**Data provided**.
++++
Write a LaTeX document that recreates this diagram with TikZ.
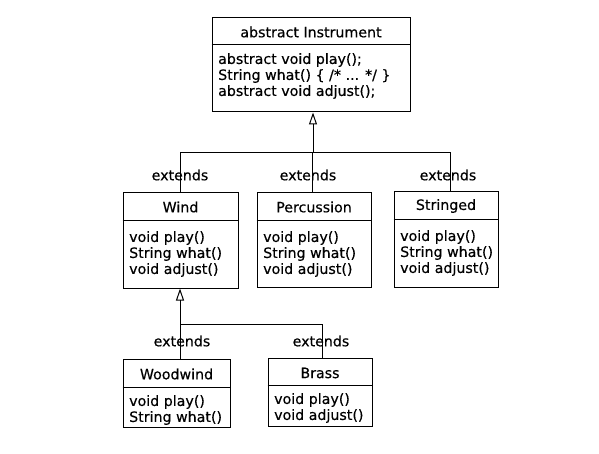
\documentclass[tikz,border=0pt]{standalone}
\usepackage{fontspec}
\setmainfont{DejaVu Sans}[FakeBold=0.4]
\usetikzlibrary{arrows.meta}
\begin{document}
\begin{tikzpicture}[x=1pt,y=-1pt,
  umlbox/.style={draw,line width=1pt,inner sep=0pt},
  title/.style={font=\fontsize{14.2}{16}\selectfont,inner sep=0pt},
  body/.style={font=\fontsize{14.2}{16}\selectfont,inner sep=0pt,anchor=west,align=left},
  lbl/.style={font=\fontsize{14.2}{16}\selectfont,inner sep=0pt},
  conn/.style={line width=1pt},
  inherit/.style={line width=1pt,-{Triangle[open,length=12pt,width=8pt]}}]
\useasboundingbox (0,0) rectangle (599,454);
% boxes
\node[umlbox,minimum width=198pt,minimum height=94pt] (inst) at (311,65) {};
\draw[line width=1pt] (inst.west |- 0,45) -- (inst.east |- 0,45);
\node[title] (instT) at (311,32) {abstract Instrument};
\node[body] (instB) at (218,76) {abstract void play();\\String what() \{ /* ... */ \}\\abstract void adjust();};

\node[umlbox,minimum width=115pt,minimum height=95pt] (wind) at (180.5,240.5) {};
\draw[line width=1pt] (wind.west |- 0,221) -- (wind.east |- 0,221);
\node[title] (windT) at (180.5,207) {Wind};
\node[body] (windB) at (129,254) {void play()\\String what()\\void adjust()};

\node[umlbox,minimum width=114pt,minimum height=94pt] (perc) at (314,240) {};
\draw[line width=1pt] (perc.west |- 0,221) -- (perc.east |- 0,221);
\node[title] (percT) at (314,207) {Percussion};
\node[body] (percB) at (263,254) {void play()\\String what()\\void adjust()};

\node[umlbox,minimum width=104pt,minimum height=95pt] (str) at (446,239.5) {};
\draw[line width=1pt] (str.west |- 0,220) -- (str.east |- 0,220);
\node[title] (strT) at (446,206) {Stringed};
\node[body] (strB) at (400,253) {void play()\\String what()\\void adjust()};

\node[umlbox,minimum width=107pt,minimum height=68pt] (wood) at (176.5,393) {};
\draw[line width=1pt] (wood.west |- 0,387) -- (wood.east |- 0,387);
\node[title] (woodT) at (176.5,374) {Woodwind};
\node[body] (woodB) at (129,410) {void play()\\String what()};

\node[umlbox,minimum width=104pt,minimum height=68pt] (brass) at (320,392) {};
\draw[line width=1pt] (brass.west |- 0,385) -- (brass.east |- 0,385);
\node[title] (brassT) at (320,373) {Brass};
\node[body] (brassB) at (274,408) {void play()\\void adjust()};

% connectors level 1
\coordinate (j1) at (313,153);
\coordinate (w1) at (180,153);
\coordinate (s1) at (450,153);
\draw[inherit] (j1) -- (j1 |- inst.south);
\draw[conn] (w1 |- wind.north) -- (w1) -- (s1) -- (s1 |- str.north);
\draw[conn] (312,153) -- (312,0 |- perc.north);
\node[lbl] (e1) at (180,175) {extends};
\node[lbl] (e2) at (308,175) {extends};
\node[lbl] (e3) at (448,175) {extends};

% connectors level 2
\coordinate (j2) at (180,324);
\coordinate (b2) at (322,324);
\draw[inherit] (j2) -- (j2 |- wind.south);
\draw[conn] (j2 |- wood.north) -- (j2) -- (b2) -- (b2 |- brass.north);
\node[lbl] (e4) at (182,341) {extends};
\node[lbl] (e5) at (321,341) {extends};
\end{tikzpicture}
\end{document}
++++
**What this task involves**. Would you return the data exactly as written, without the pictures?

**Task solution**.
Write a LaTeX document that recreates this diagram with TikZ.
\documentclass[tikz,border=0pt]{standalone}
\usepackage{fontspec}
\setmainfont{DejaVu Sans}[FakeBold=0.4]
\usetikzlibrary{arrows.meta}
\begin{document}
\begin{tikzpicture}[x=1pt,y=-1pt,
  umlbox/.style={draw,line width=1pt,inner sep=0pt},
  title/.style={font=\fontsize{14.2}{16}\selectfont,inner sep=0pt},
  body/.style={font=\fontsize{14.2}{16}\selectfont,inner sep=0pt,anchor=west,align=left},
  lbl/.style={font=\fontsize{14.2}{16}\selectfont,inner sep=0pt},
  conn/.style={line width=1pt},
  inherit/.style={line width=1pt,-{Triangle[open,length=12pt,width=8pt]}}]
\useasboundingbox (0,0) rectangle (599,454);
% boxes
\node[umlbox,minimum width=198pt,minimum height=94pt] (inst) at (311,65) {};
\draw[line width=1pt] (inst.west |- 0,45) -- (inst.east |- 0,45);
\node[title] (instT) at (311,32) {abstract Instrument};
\node[body] (instB) at (218,76) {abstract void play();\\String what() \{ /* ... */ \}\\abstract void adjust();};

\node[umlbox,minimum width=115pt,minimum height=95pt] (wind) at (180.5,240.5) {};
\draw[line width=1pt] (wind.west |- 0,221) -- (wind.east |- 0,221);
\node[title] (windT) at (180.5,207) {Wind};
\node[body] (windB) at (129,254) {void play()\\String what()\\void adjust()};

\node[umlbox,minimum width=114pt,minimum height=94pt] (perc) at (314,240) {};
\draw[line width=1pt] (perc.west |- 0,221) -- (perc.east |- 0,221);
\node[title] (percT) at (314,207) {Percussion};
\node[body] (percB) at (263,254) {void play()\\String what()\\void adjust()};

\node[umlbox,minimum width=104pt,minimum height=95pt] (str) at (446,239.5) {};
\draw[line width=1pt] (str.west |- 0,220) -- (str.east |- 0,220);
\node[title] (strT) at (446,206) {Stringed};
\node[body] (strB) at (400,253) {void play()\\String what()\\void adjust()};

\node[umlbox,minimum width=107pt,minimum height=68pt] (wood) at (176.5,393) {};
\draw[line width=1pt] (wood.west |- 0,387) -- (wood.east |- 0,387);
\node[title] (woodT) at (176.5,374) {Woodwind};
\node[body] (woodB) at (129,410) {void play()\\String what()};

\node[umlbox,minimum width=104pt,minimum height=68pt] (brass) at (320,392) {};
\draw[line width=1pt] (brass.west |- 0,385) -- (brass.east |- 0,385);
\node[title] (brassT) at (320,373) {Brass};
\node[body] (brassB) at (274,408) {void play()\\void adjust()};

% connectors level 1
\coordinate (j1) at (313,153);
\coordinate (w1) at (180,153);
\coordinate (s1) at (450,153);
\draw[inherit] (j1) -- (j1 |- inst.south);
\draw[conn] (w1 |- wind.north) -- (w1) -- (s1) -- (s1 |- str.north);
\draw[conn] (312,153) -- (312,0 |- perc.north);
\node[lbl] (e1) at (180,175) {extends};
\node[lbl] (e2) at (308,175) {extends};
\node[lbl] (e3) at (448,175) {extends};

% connectors level 2
\coordinate (j2) at (180,324);
\coordinate (b2) at (322,324);
\draw[inherit] (j2) -- (j2 |- wind.south);
\draw[conn] (j2 |- wood.north) -- (j2) -- (b2) -- (b2 |- brass.north);
\node[lbl] (e4) at (182,341) {extends};
\node[lbl] (e5) at (321,341) {extends};
\end{tikzpicture}
\end{document}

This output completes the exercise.